Return, unaltered, every line from the beginning of the material below up to and including the one with "const chart = echarts.init(document.getElementById('chart'));".

====

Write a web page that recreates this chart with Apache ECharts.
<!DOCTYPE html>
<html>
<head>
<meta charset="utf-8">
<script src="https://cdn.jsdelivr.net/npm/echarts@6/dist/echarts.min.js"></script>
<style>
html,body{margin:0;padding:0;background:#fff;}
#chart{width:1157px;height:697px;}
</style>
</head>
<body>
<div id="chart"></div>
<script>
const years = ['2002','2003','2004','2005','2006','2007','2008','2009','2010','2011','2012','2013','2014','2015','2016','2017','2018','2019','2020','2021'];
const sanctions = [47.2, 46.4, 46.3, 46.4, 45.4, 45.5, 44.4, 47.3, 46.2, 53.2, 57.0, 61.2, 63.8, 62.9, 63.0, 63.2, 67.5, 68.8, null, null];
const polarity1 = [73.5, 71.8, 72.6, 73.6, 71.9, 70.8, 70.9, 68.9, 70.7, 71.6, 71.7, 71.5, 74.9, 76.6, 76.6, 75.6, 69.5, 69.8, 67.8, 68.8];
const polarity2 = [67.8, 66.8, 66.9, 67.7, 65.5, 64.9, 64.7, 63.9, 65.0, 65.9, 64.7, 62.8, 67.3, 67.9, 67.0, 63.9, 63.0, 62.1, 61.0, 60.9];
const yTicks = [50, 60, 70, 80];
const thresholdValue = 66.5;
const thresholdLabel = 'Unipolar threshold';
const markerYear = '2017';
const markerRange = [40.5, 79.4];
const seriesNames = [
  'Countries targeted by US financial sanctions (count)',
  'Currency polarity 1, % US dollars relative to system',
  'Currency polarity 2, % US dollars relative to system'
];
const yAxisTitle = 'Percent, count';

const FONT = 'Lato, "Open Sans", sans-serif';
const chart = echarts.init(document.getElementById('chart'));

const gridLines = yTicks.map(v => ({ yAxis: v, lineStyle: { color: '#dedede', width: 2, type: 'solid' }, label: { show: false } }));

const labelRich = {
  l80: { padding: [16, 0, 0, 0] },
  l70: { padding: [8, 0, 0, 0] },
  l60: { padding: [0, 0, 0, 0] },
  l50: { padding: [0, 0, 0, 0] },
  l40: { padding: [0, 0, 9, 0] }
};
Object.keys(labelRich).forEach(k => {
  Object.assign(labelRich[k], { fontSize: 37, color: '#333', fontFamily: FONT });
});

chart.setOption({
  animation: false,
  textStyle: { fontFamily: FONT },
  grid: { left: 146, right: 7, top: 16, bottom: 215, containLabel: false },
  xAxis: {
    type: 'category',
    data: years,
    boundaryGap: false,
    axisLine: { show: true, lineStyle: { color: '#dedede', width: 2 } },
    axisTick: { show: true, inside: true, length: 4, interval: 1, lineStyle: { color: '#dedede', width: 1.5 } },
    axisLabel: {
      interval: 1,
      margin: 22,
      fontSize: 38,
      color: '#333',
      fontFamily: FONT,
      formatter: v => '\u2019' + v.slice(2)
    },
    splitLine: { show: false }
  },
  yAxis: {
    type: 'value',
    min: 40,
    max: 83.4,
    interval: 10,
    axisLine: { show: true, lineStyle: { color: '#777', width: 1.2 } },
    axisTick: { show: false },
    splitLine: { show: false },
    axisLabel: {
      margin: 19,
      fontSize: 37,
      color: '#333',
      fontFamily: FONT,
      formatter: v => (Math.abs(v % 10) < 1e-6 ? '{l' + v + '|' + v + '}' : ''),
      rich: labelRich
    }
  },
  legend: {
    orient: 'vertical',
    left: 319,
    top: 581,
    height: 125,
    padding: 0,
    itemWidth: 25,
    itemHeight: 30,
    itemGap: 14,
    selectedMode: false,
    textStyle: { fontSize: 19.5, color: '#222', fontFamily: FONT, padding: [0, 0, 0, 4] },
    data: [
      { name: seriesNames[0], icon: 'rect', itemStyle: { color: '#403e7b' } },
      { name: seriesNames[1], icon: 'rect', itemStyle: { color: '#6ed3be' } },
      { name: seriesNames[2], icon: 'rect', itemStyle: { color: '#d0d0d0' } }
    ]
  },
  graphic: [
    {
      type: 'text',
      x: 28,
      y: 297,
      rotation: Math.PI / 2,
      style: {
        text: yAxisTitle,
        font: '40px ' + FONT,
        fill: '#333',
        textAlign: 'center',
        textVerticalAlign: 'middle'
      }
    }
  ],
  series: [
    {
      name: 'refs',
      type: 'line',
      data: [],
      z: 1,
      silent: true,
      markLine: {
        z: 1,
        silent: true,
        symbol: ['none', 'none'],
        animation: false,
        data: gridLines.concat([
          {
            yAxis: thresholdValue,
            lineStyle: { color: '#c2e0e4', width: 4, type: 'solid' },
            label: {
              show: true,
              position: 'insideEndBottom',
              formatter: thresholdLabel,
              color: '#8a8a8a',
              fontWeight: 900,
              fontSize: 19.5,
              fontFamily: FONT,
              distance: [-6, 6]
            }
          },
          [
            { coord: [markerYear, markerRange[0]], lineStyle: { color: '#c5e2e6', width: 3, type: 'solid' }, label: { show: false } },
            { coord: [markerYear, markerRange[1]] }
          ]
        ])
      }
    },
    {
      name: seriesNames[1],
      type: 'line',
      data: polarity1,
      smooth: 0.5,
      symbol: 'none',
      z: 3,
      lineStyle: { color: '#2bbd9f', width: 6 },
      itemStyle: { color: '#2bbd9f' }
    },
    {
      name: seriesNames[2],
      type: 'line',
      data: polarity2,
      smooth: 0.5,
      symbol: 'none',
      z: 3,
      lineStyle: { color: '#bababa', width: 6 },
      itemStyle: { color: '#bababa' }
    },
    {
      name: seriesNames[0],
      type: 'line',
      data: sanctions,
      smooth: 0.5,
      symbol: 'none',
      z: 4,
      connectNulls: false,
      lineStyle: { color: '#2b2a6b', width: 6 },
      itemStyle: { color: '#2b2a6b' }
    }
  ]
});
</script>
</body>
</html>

====

**COMPLETE OUTPUT**
Write a web page that recreates this chart with Apache ECharts.
<!DOCTYPE html>
<html>
<head>
<meta charset="utf-8">
<script src="https://cdn.jsdelivr.net/npm/echarts@6/dist/echarts.min.js"></script>
<style>
html,body{margin:0;padding:0;background:#fff;}
#chart{width:1157px;height:697px;}
</style>
</head>
<body>
<div id="chart"></div>
<script>
const years = ['2002','2003','2004','2005','2006','2007','2008','2009','2010','2011','2012','2013','2014','2015','2016','2017','2018','2019','2020','2021'];
const sanctions = [47.2, 46.4, 46.3, 46.4, 45.4, 45.5, 44.4, 47.3, 46.2, 53.2, 57.0, 61.2, 63.8, 62.9, 63.0, 63.2, 67.5, 68.8, null, null];
const polarity1 = [73.5, 71.8, 72.6, 73.6, 71.9, 70.8, 70.9, 68.9, 70.7, 71.6, 71.7, 71.5, 74.9, 76.6, 76.6, 75.6, 69.5, 69.8, 67.8, 68.8];
const polarity2 = [67.8, 66.8, 66.9, 67.7, 65.5, 64.9, 64.7, 63.9, 65.0, 65.9, 64.7, 62.8, 67.3, 67.9, 67.0, 63.9, 63.0, 62.1, 61.0, 60.9];
const yTicks = [50, 60, 70, 80];
const thresholdValue = 66.5;
const thresholdLabel = 'Unipolar threshold';
const markerYear = '2017';
const markerRange = [40.5, 79.4];
const seriesNames = [
  'Countries targeted by US financial sanctions (count)',
  'Currency polarity 1, % US dollars relative to system',
  'Currency polarity 2, % US dollars relative to system'
];
const yAxisTitle = 'Percent, count';

const FONT = 'Lato, "Open Sans", sans-serif';
const chart = echarts.init(document.getElementById('chart'));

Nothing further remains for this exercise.